### [WHAT IS ASKED]
Write out every line of the material as it stands, apart from the pictures.

─── GIVEN INFORMATION

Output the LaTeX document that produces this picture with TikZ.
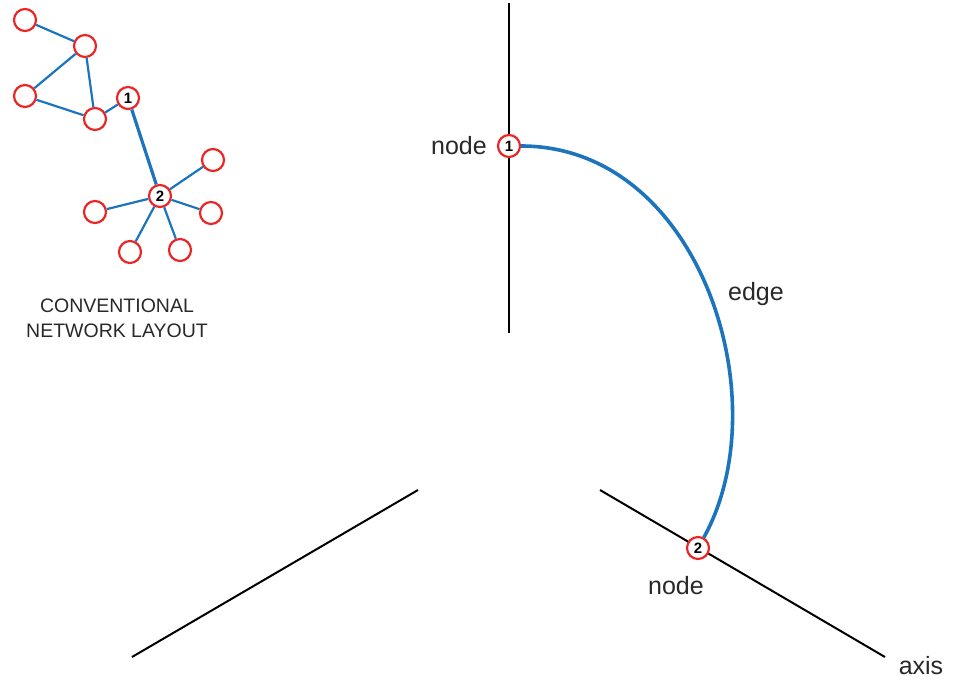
\documentclass[tikz,border=0pt]{standalone}
\usepackage{fontspec}
\setmainfont{Liberation Sans}
\definecolor{nred}{RGB}{232,40,40}
\definecolor{eblue}{RGB}{28,117,188}
\definecolor{txt}{RGB}{40,40,40}
\begin{document}
\begin{tikzpicture}[x=1pt,y=-1pt,
  vtx/.style={circle,draw=nred,line width=2.2pt,fill=white,minimum size=22pt,inner sep=0pt,font=\fontsize{15}{15}\selectfont\bfseries},
  lnk/.style={draw=eblue,line width=2.2pt},
  thicklnk/.style={draw=eblue,line width=3.2pt},
  bigedge/.style={draw=eblue,line width=3.6pt},
  axisline/.style={line width=2pt,black},
  lbl/.style={font=\fontsize{25}{28}\selectfont,text=txt,inner sep=0pt}
]
\useasboundingbox (0,0) rectangle (959,680);

% axes
\coordinate (vt) at (509,3);
\coordinate (vb) at (509,333);
\coordinate (lt) at (418,490);
\coordinate (lb) at (132,657);
\coordinate (rt) at (600,490);
\coordinate (rb) at (885,657);
\draw[axisline] (vt) -- (vb);
\draw[axisline] (lt) -- (lb);
\draw[axisline] (rt) -- (rb);

% small network
\node[vtx] (a) at (25,20) {};
\node[vtx] (b) at (85,46) {};
\node[vtx] (c) at (25,96) {};
\node[vtx] (d) at (95,119) {};
\node[vtx] (s1) at (128,98) {1};
\node[vtx] (s2) at (160,196) {2};
\node[vtx] (e) at (213,160) {};
\node[vtx] (f) at (95,212) {};
\node[vtx] (g) at (211,213) {};
\node[vtx] (h) at (130,252) {};
\node[vtx] (i) at (180,250) {};
\draw[lnk] (a) -- (b);
\draw[lnk] (b) -- (c);
\draw[lnk] (b) -- (d);
\draw[lnk] (c) -- (d);
\draw[lnk] (d) -- (s1);
\draw[thicklnk] (s1) -- (s2);
\draw[lnk] (s2) -- (e);
\draw[lnk] (s2) -- (f);
\draw[lnk] (s2) -- (g);
\draw[lnk] (s2) -- (h);
\draw[lnk] (s2) -- (i);

\node[align=center,font=\fontsize{19.5}{25}\selectfont,text=txt] (cap) at (117,318) {CONVENTIONAL\\NETWORK LAYOUT};

% hive plot nodes
\node[vtx] (n1) at (509,146) {1};
\node[vtx] (n2) at (698,548) {2};
\draw[bigedge] (n1) .. controls (700,146) and (780,400) .. (n2);

\node[lbl] (l1) at (459,146) {node};
\node[lbl] (l2) at (676,586) {node};
\node[lbl] (le) at (756,294) {edge};
\node[lbl] (la) at (921,666) {axis};
\end{tikzpicture}
\end{document}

──────

### [ANSWER TO THIS EXERCISE]
Output the LaTeX document that produces this picture with TikZ.
\documentclass[tikz,border=0pt]{standalone}
\usepackage{fontspec}
\setmainfont{Liberation Sans}
\definecolor{nred}{RGB}{232,40,40}
\definecolor{eblue}{RGB}{28,117,188}
\definecolor{txt}{RGB}{40,40,40}
\begin{document}
\begin{tikzpicture}[x=1pt,y=-1pt,
  vtx/.style={circle,draw=nred,line width=2.2pt,fill=white,minimum size=22pt,inner sep=0pt,font=\fontsize{15}{15}\selectfont\bfseries},
  lnk/.style={draw=eblue,line width=2.2pt},
  thicklnk/.style={draw=eblue,line width=3.2pt},
  bigedge/.style={draw=eblue,line width=3.6pt},
  axisline/.style={line width=2pt,black},
  lbl/.style={font=\fontsize{25}{28}\selectfont,text=txt,inner sep=0pt}
]
\useasboundingbox (0,0) rectangle (959,680);

% axes
\coordinate (vt) at (509,3);
\coordinate (vb) at (509,333);
\coordinate (lt) at (418,490);
\coordinate (lb) at (132,657);
\coordinate (rt) at (600,490);
\coordinate (rb) at (885,657);
\draw[axisline] (vt) -- (vb);
\draw[axisline] (lt) -- (lb);
\draw[axisline] (rt) -- (rb);

% small network
\node[vtx] (a) at (25,20) {};
\node[vtx] (b) at (85,46) {};
\node[vtx] (c) at (25,96) {};
\node[vtx] (d) at (95,119) {};
\node[vtx] (s1) at (128,98) {1};
\node[vtx] (s2) at (160,196) {2};
\node[vtx] (e) at (213,160) {};
\node[vtx] (f) at (95,212) {};
\node[vtx] (g) at (211,213) {};
\node[vtx] (h) at (130,252) {};
\node[vtx] (i) at (180,250) {};
\draw[lnk] (a) -- (b);
\draw[lnk] (b) -- (c);
\draw[lnk] (b) -- (d);
\draw[lnk] (c) -- (d);
\draw[lnk] (d) -- (s1);
\draw[thicklnk] (s1) -- (s2);
\draw[lnk] (s2) -- (e);
\draw[lnk] (s2) -- (f);
\draw[lnk] (s2) -- (g);
\draw[lnk] (s2) -- (h);
\draw[lnk] (s2) -- (i);

\node[align=center,font=\fontsize{19.5}{25}\selectfont,text=txt] (cap) at (117,318) {CONVENTIONAL\\NETWORK LAYOUT};

% hive plot nodes
\node[vtx] (n1) at (509,146) {1};
\node[vtx] (n2) at (698,548) {2};
\draw[bigedge] (n1) .. controls (700,146) and (780,400) .. (n2);

\node[lbl] (l1) at (459,146) {node};
\node[lbl] (l2) at (676,586) {node};
\node[lbl] (le) at (756,294) {edge};
\node[lbl] (la) at (921,666) {axis};
\end{tikzpicture}
\end{document}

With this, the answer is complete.